Armillaria: Хелга, благодарю Вас за перевод "Голубого замка" и присоединяюсь к вышеизложенным отзывам! Как это замечательно... Вот, как я и говорила, нельзя было покидать замок и одинокого принца. Да, стирлинг-банда во всей красе, насчёт завещания - я даже подумала, он хочет оказаться в числе наследников Валенси, но это я от гнева. Героиня всё больше удивляла - эти старые убеждения; и обязательно ли было добиваться рассерженного состояния Барни? Wega пишет: Думаю, что именно это хотела обозначить Люси Монтгомери в своём романе: любите своих детей и внушайте им, что в них есть всё для достойной жизни. Wega, тоже так думаю, но ещё мне видится, что Люси Мод Монтгомери подразумевает необходимость наблюдения за собой и самовоспитания. Отражайте атаки стирлинг-банд, никому не позволяйте унижать себя, укрепляйте Голубой замок внутри, - ищите хороших людей вокруг и держитесь вместе! И тогда пребудет с вами Сила

Wega: Armillaria Бесконечно признательна, что Вы меня поддержали. А то мой голос был сродни "вопиющему в пустыне!" Ведь это так важно научить ребёнка самоуважению и уверенности, что он любим и дорог. Не забывая, конечно, что всякое слишком во вред...

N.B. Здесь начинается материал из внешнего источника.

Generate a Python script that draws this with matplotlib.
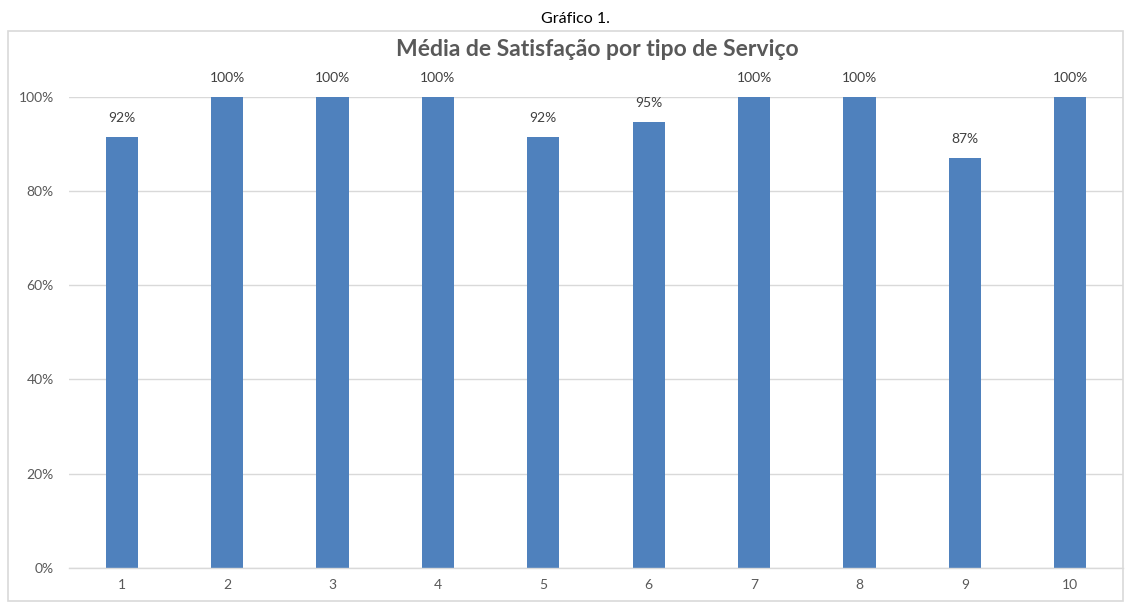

федоровна: Wega Armillaria Насчет воспитания ребенка вы все замечательно сказали! Armillaria пишет: Вот, как я и говорила, нельзя было покидать замок и одинокого принца. Но ведь Барни совсем не принц, он-то зачем такой в романе оказался, только чтобы Стирлингов оттенить?

Armillaria: федоровна Как я понимаю, Барни и Валенси предназначены друг другу; потому пишу "принц" - он принц для неё, она для него принцесса. Главные люди друг для друга, демиурги своей жизни - своей Вселенной *шёпотом* "Ubi tu Gaius ibi Gaja tua!.." Может быть, всё не так...

Хелга: Nadejda Рада новому проклюнувшемуся читателю. Спасибо! Armillaria пишет: Героиня всё больше удивляла - эти старые убеждения; и обязательно ли было добиваться рассерженного состояния Барни? Наверное, да, как мне кажется. Думаю, она не добивалась, просто его последний« вопль отчаяния» просто стал окончательным катализатором. Все таки ведь слишком долгий опыт ощущения своей незначительности не мог не сказаться. И кроме того, она ведь упряма по характеру. "Никогда не меняет своих решений". Wega пишет: А то мой голос был сродни "вопиющему в пустыне!" Ведь это так важно научить ребёнка самоуважению и уверенности, что он любим и дорог. Почему в пустыне? Очень согласна, что и об этом Монтгомери говорит, но это лишь один из аспектов многослойного романа, как мне кажется. Armillaria пишет: "Ubi tu Gaius ibi Gaja tua!.." Воистине!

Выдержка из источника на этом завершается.